Again he was summoned to the mountain summit; then the hand
that made the world, that hand that "removeth the mountains,
and they know not" (Job 9:5), took this creature of the dust, this
mighty man of faith, and placed him in a cleft of the rock, while
the glory of God and all His goodness passed before him.
This experience—above all else the promise that the divine
Presence would attend him—was to Moses an assurance of success
in the work before him; and he counted it of infinitely
greater worth than all the learning of Egypt or all his attainments
as a statesman or a military leader. No earthly power or
skill or learning can supply the place of God's abiding presence. [p. 329]
To the transgressor it is a fearful thing to fall into the hands
of the living God; but Moses stood alone in the presence of the
Eternal One, and he was not afraid; for his soul was in harmony
with the will of his Maker.
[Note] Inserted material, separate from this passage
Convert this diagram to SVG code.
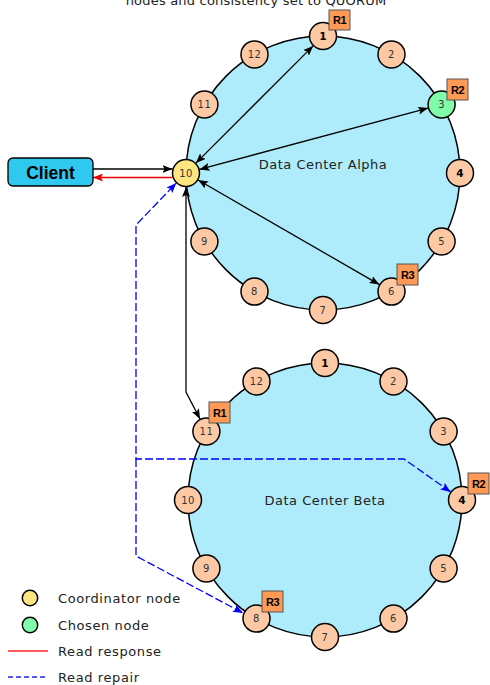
<svg xmlns="http://www.w3.org/2000/svg" width="490" height="685" viewBox="0 0 490 685">
<style>
.ring{fill:#aeecfb;stroke:#000;stroke-width:1.5}
.n{fill:#fdc9a4;stroke:#000;stroke-width:1.5}
.coord{fill:#ffe580;stroke:#000;stroke-width:1.5}
.chosen{fill:#80fcaa;stroke:#000;stroke-width:1.5}
.nl{font-family:"DejaVu Sans",sans-serif;font-size:10px;fill:#333;text-anchor:middle;letter-spacing:0.5px}
.nb{font-family:"DejaVu Sans",sans-serif;font-size:10.5px;font-weight:bold;fill:#000;text-anchor:middle}
.rb{fill:#ff9955;stroke:#555;stroke-width:1}
.rl{font-family:"Liberation Sans",Arial,sans-serif;font-size:11px;font-weight:bold;fill:#000;text-anchor:middle;letter-spacing:-0.5px}
.dc{font-family:"DejaVu Sans",sans-serif;font-size:13px;fill:#222;text-anchor:middle;letter-spacing:0.5px}
.lg{font-family:"DejaVu Sans",sans-serif;font-size:13px;fill:#222;letter-spacing:0.6px}
.blk{fill:none;stroke:#000;stroke-width:1.3}
.red{fill:none;stroke:#e00;stroke-width:1.3}
.blue{fill:none;stroke:#00f;stroke-width:1.3;stroke-dasharray:8,3}
</style>
<defs>
<marker id="ab" viewBox="0 0 10 8" refX="10" refY="4" markerWidth="10" markerHeight="8" markerUnits="userSpaceOnUse" orient="auto-start-reverse"><path d="M0,0 L10,4 L0,8 L2,4 z" fill="#000"/></marker>
<marker id="ar" viewBox="0 0 10 8" refX="10" refY="4" markerWidth="10" markerHeight="8" markerUnits="userSpaceOnUse" orient="auto-start-reverse"><path d="M0,0 L10,4 L0,8 L2,4 z" fill="#e00"/></marker>
<marker id="au" viewBox="0 0 10 8" refX="10" refY="4" markerWidth="10" markerHeight="8" markerUnits="userSpaceOnUse" orient="auto-start-reverse"><path d="M0,0 L10,4 L0,8 L2,4 z" fill="#00f"/></marker>
</defs>
<text x="256" y="4.5" font-family="DejaVu Sans,sans-serif" font-size="13" fill="#222" text-anchor="middle" letter-spacing="0.2">nodes and consistency set to QUORUM</text>

<g id="alpha-ring"><circle class="ring" cx="323" cy="173" r="137"/><text class="dc" x="323" y="169">Data Center Alpha</text></g>
<g id="beta-ring"><circle class="ring" cx="325" cy="500" r="137"/><text class="dc" x="325" y="505">Data Center Beta</text></g>

<g id="connectors">
<line class="blk" x1="93" y1="169" x2="172.5" y2="169" marker-end="url(#ab)"/>
<line class="red" x1="172.5" y1="177.5" x2="93" y2="177.5" marker-end="url(#ar)"/>
<line class="blk" x1="195.9" y1="163.1" x2="313.1" y2="45.9" marker-start="url(#ab)" marker-end="url(#ab)"/>
<line class="blk" x1="199.5" y1="169.4" x2="428.1" y2="108.1" marker-start="url(#ab)" marker-end="url(#ab)"/>
<line class="blk" x1="198.1" y1="180" x2="379.4" y2="284.6" marker-start="url(#ab)" marker-end="url(#ab)"/>
<polyline class="blk" points="186,187 186,392 200,419" marker-start="url(#ab)" marker-end="url(#ab)"/>
<polyline class="blue" points="450.6,491.9 404,459 136,459 136,225 176.3,183.1" marker-start="url(#au)" marker-end="url(#au)"/>
<polyline class="blue" points="136,459 136,556 243,613" marker-end="url(#au)"/>
</g>

<g id="client"><rect x="8" y="158" width="85" height="28" rx="5" fill="#2fc8ef" stroke="#000" stroke-width="1.3"/><text x="50.5" y="178.5" font-family="Liberation Sans,Arial,sans-serif" font-size="17.5" font-weight="bold" fill="#000" text-anchor="middle">Client</text></g>

<g id="a1"><circle class="n" cx="323" cy="36" r="13.5"/><text class="nb" x="323" y="39.5">1</text></g>
<g id="a2"><circle class="n" cx="391.5" cy="54.4" r="13.5"/><text class="nl" x="391.5" y="57.9">2</text></g>
<g id="a3"><circle class="chosen" cx="441.6" cy="104.5" r="13.5"/><text class="nl" x="441.6" y="108">3</text></g>
<g id="a4"><circle class="n" cx="460" cy="173" r="13.5"/><text class="nb" x="460" y="176.5">4</text></g>
<g id="a5"><circle class="n" cx="441.6" cy="241.5" r="13.5"/><text class="nl" x="441.6" y="245">5</text></g>
<g id="a6"><circle class="n" cx="391.5" cy="291.6" r="13.5"/><text class="nl" x="391.5" y="295.1">6</text></g>
<g id="a7"><circle class="n" cx="323" cy="310" r="13.5"/><text class="nl" x="323" y="313.5">7</text></g>
<g id="a8"><circle class="n" cx="254.5" cy="291.6" r="13.5"/><text class="nl" x="254.5" y="295.1">8</text></g>
<g id="a9"><circle class="n" cx="204.4" cy="241.5" r="13.5"/><text class="nl" x="204.4" y="245">9</text></g>
<g id="a10"><circle class="coord" cx="186" cy="173" r="13.5"/><text class="nl" x="186" y="176.5">10</text></g>
<g id="a11"><circle class="n" cx="204.4" cy="104.5" r="13.5"/><text class="nl" x="204.4" y="108">11</text></g>
<g id="a12"><circle class="n" cx="254.5" cy="54.4" r="13.5"/><text class="nl" x="254.5" y="57.9">12</text></g>
<g id="aR1"><rect class="rb" x="329" y="10" width="21" height="20"/><text class="rl" x="339.5" y="24">R1</text></g>
<g id="aR2"><rect class="rb" x="447" y="79" width="21" height="21"/><text class="rl" x="457.5" y="93.5">R2</text></g>
<g id="aR3"><rect class="rb" x="397" y="264" width="21" height="21"/><text class="rl" x="407.5" y="278.5">R3</text></g>

<g id="b1"><circle class="n" cx="325" cy="363" r="13.5"/><text class="nb" x="325" y="366.5">1</text></g>
<g id="b2"><circle class="n" cx="393.5" cy="381.4" r="13.5"/><text class="nl" x="393.5" y="384.9">2</text></g>
<g id="b3"><circle class="n" cx="443.6" cy="431.5" r="13.5"/><text class="nl" x="443.6" y="435">3</text></g>
<g id="b4"><circle class="n" cx="462" cy="500" r="13.5"/><text class="nb" x="462" y="503.5">4</text></g>
<g id="b5"><circle class="n" cx="443.6" cy="568.5" r="13.5"/><text class="nl" x="443.6" y="572">5</text></g>
<g id="b6"><circle class="n" cx="393.5" cy="618.6" r="13.5"/><text class="nl" x="393.5" y="622.1">6</text></g>
<g id="b7"><circle class="n" cx="325" cy="637" r="13.5"/><text class="nl" x="325" y="640.5">7</text></g>
<g id="b8"><circle class="n" cx="256.5" cy="618.6" r="13.5"/><text class="nl" x="256.5" y="622.1">8</text></g>
<g id="b9"><circle class="n" cx="206.4" cy="568.5" r="13.5"/><text class="nl" x="206.4" y="572">9</text></g>
<g id="b10"><circle class="n" cx="188" cy="500" r="13.5"/><text class="nl" x="188" y="503.5">10</text></g>
<g id="b11"><circle class="n" cx="206.4" cy="431.5" r="13.5"/><text class="nl" x="206.4" y="435">11</text></g>
<g id="b12"><circle class="n" cx="256.5" cy="381.4" r="13.5"/><text class="nl" x="256.5" y="384.9">12</text></g>
<g id="bR1"><rect class="rb" x="209" y="402" width="21" height="21"/><text class="rl" x="219.5" y="416.5">R1</text></g>
<g id="bR2"><rect class="rb" x="468" y="473" width="21" height="21"/><text class="rl" x="478.5" y="487.5">R2</text></g>
<g id="bR3"><rect class="rb" x="262" y="591" width="21" height="21"/><text class="rl" x="272.5" y="605.5">R3</text></g>

<g id="legend">
<circle class="coord" cx="30" cy="598" r="7.7" stroke-width="1"/>
<text class="lg" x="58" y="603">Coordinator node</text>
<circle class="chosen" cx="30" cy="625" r="7.7" stroke-width="1"/>
<text class="lg" x="58" y="630">Chosen node</text>
<line x1="8" y1="651" x2="48" y2="651" stroke="#f22" stroke-width="1.3"/>
<text class="lg" x="58" y="656">Read response</text>
<line x1="8" y1="677" x2="48" y2="677" stroke="#22f" stroke-width="1.3" stroke-dasharray="5,3"/>
<text class="lg" x="58" y="682">Read repair</text>
</g>
</svg>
Says the psalmist, "If I regard iniquity
in my heart, the Lord will not hear me." Psalm 66:18. But "the
secret of the Lord is with them that fear Him; and He will show
them His covenant." Psalm 25:14.
The Deity proclaimed Himself, "The Lord, The Lord God,
merciful and gracious, long-suffering, and abundant in goodness
and truth, keeping mercy for thousands, forgiving iniquity and
transgression and sin, and that will by no means clear the guilty."
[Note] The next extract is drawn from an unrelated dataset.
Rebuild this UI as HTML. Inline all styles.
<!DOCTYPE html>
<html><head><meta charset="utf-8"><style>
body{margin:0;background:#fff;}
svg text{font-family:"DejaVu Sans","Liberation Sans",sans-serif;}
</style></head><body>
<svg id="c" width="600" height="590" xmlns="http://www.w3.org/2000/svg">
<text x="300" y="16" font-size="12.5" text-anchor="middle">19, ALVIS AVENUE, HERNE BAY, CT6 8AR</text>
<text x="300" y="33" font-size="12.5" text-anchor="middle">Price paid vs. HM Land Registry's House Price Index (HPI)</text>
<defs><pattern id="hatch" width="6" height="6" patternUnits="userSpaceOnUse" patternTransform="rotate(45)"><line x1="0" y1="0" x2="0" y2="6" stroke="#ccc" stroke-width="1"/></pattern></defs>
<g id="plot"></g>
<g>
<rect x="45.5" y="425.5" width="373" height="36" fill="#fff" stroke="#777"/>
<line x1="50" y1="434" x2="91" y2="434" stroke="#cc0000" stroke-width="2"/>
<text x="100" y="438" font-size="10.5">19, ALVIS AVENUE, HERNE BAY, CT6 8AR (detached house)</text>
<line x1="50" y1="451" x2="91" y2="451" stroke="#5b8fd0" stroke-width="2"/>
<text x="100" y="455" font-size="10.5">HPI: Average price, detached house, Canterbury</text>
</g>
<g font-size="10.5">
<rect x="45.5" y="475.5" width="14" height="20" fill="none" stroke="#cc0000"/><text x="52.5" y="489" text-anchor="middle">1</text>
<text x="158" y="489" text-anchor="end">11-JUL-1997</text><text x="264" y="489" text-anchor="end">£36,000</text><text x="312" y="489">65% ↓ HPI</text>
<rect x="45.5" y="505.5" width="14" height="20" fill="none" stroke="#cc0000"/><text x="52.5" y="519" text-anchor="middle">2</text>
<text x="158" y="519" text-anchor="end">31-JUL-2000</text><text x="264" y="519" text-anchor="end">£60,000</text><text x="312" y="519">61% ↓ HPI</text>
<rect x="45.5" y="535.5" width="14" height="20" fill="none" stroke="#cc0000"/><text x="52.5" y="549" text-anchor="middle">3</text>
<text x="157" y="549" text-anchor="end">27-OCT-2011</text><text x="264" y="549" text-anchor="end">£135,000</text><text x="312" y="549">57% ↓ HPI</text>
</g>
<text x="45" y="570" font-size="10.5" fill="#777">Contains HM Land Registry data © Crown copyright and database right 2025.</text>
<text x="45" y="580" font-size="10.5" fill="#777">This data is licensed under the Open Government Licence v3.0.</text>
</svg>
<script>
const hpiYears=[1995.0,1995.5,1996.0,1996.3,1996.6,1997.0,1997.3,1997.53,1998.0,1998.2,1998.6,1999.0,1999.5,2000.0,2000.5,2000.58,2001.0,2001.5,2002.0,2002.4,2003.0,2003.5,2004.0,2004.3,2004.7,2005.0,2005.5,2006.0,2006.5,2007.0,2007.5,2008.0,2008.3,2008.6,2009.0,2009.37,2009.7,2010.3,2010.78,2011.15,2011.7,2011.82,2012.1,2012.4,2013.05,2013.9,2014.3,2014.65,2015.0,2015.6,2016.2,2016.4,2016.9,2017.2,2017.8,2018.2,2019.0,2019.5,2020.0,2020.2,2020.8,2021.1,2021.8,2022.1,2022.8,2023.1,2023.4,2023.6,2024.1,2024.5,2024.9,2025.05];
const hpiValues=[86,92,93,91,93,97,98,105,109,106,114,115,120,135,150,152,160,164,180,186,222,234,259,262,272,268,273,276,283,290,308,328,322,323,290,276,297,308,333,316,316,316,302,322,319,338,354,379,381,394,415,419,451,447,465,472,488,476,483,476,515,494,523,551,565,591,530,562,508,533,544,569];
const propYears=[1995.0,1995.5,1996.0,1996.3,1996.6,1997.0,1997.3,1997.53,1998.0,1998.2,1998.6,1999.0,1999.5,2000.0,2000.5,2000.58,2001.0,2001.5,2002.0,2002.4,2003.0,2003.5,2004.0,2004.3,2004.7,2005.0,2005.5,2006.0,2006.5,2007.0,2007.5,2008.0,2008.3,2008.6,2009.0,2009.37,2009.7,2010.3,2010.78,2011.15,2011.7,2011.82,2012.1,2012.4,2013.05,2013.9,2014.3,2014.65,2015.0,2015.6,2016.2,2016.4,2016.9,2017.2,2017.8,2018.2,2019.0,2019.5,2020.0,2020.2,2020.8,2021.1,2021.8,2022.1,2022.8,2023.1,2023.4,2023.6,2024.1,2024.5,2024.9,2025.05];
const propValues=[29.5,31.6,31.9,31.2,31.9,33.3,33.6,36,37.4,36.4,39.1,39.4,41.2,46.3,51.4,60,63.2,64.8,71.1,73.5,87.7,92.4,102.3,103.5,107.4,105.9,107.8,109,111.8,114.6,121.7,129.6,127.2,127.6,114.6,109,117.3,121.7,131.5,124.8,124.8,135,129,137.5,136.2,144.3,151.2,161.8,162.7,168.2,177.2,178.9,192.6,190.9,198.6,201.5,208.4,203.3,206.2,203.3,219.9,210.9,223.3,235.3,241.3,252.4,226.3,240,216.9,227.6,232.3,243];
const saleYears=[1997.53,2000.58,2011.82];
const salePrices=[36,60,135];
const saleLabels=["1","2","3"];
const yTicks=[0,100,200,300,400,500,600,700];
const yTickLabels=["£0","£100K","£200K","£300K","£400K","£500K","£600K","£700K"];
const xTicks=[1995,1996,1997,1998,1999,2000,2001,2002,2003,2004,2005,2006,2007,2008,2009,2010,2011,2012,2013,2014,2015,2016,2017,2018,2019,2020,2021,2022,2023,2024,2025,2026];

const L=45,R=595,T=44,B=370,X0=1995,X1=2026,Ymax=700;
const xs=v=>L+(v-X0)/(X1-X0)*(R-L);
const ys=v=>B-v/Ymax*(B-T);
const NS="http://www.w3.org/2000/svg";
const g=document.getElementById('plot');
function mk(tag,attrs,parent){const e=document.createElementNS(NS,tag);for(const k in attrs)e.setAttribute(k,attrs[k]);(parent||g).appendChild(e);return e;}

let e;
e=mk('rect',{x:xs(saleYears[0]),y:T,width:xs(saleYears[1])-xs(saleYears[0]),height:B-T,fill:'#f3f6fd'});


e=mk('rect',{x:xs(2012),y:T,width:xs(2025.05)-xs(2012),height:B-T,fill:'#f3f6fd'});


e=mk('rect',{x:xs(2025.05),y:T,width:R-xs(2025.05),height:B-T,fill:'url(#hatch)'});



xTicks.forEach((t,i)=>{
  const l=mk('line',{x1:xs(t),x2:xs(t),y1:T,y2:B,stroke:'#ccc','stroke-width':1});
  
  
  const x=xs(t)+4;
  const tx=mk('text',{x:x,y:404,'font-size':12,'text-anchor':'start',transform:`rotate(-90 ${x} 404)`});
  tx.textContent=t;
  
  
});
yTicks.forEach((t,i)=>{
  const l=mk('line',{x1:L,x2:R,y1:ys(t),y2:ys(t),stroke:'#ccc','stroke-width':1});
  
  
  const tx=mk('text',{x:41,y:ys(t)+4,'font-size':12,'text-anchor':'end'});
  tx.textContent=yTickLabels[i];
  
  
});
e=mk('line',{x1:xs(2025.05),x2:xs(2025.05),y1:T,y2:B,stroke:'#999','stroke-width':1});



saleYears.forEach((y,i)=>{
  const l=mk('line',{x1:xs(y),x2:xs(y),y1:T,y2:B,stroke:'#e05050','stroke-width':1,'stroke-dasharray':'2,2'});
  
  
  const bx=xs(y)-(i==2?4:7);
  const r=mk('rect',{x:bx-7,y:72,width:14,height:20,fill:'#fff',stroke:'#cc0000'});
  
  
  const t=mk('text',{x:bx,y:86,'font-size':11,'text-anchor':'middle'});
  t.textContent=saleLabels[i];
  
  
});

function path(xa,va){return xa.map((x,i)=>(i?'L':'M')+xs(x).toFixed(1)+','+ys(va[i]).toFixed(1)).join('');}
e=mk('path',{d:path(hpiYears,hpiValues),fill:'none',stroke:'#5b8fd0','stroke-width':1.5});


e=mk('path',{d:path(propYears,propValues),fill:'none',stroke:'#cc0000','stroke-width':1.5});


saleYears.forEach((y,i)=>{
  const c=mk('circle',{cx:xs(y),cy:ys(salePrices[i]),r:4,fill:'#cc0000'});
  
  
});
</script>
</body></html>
"Moses made haste, and bowed his head toward the earth,
and worshiped." Again he entreated that God would pardon
the iniquity of His people, and take them for His inheritance.
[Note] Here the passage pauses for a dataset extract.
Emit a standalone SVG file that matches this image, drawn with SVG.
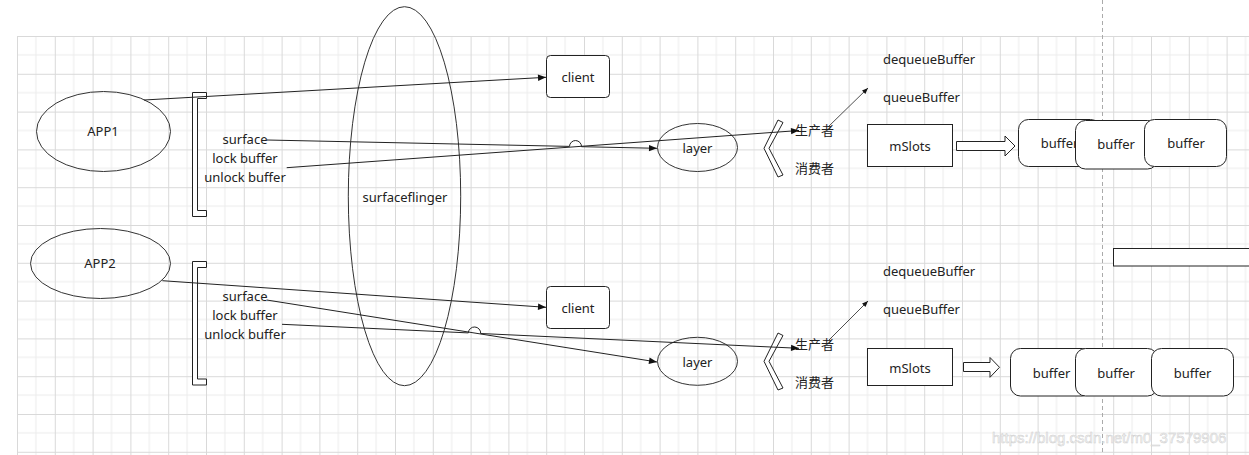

His prayer was granted. The Lord graciously promised to renew
His favor to Israel, and in their behalf to do marvels such as had
not been done "in all the earth, nor in any nation."
Forty days and nights Moses remained in the mount; and
during all this time, as at the first, he was miraculously
sustained. No man had been permitted to go up with him, nor during
the time of his absence were any to approach the mount. At
God's command he had prepared two tables of stone, and had
taken them with him to the summit; and again the Lord "wrote
upon the tables the words of the covenant, the Ten Commandments."
[* See Appendix, Note 5.]
During that long time spent in communion with God, the
face of Moses had reflected the glory of the divine Presence;
unknown to himself his face shown with a dazzling light when he
descended from the mountain. Such a light illumined the
countenance of Stephen when brought before his judges; "and all
that sat in the council, looking steadfastly on him, saw his face
as it had been the face of an angel." Acts 6:15. Aaron as well as
the people shrank away from Moses, and "they were afraid to
come nigh him." Seeing their confusion and terror, but ignorant
of the cause, he urged them to come near. He held out to them the
pledge of God's reconciliation, and assured them of His restored
favor. They perceived in his voice nothing but love and entreaty,
and at last one ventured to approach him. Too awed to speak,
he silently pointed to the countenance of Moses, and then toward [p. 330] heaven. The great leader understood his meaning. In their
conscious guilt, feeling themselves still under the divine displeasure,
they could not endure the heavenly light, which, had they been
obedient to God, would have filled them with joy. There is
fear in guilt. The soul that is free from sin will not wish to
hide from the light of heaven.
Moses had much to communicate to them; and compassionating
their fear, he put a veil upon his face, and continued to do
so thereafter whenever he returned to the camp from communion
with God.
By this brightness God designed to impress upon Israel the
sacred, exalted character of His law, and the glory of the gospel
revealed through Christ. While Moses was in the mount, God
presented to him, not only the tables of the law, but also the
plan of salvation. He saw that the sacrifice of Christ was
pre-figured by all the types and symbols of the Jewish age; and it was
the heavenly light streaming from Calvary, no less than the glory
of the law of God, that shed such a radiance upon the face of
Moses. That divine illumination symbolized the glory of the
dispensation of which Moses was the visible mediator, a representative
of the one true Intercessor.
The glory reflected in the countenance of Moses illustrates
the blessings to be received by God's commandment-keeping
people through the mediation of Christ. It testifies that the closer
our communion with God, and the clearer our knowledge of
His requirements, the more fully shall we be conformed to the
divine image, and the more readily do we become partakers of
the divine nature.
Moses was a type of Christ. As Israel's intercessor veiled his
countenance, because the people could not endure to look upon
its glory, so Christ, the divine Mediator, veiled His divinity with
humanity when He came to earth. Had He come clothed with
the brightness of heaven, he could not have found access to men
in their sinful state. They could not have endured the glory of
His presence. Therefore He humbled Himself, and was made
"in the likeness of sinful flesh (Romans 8:3), that He might
reach the fallen race, and lift them up.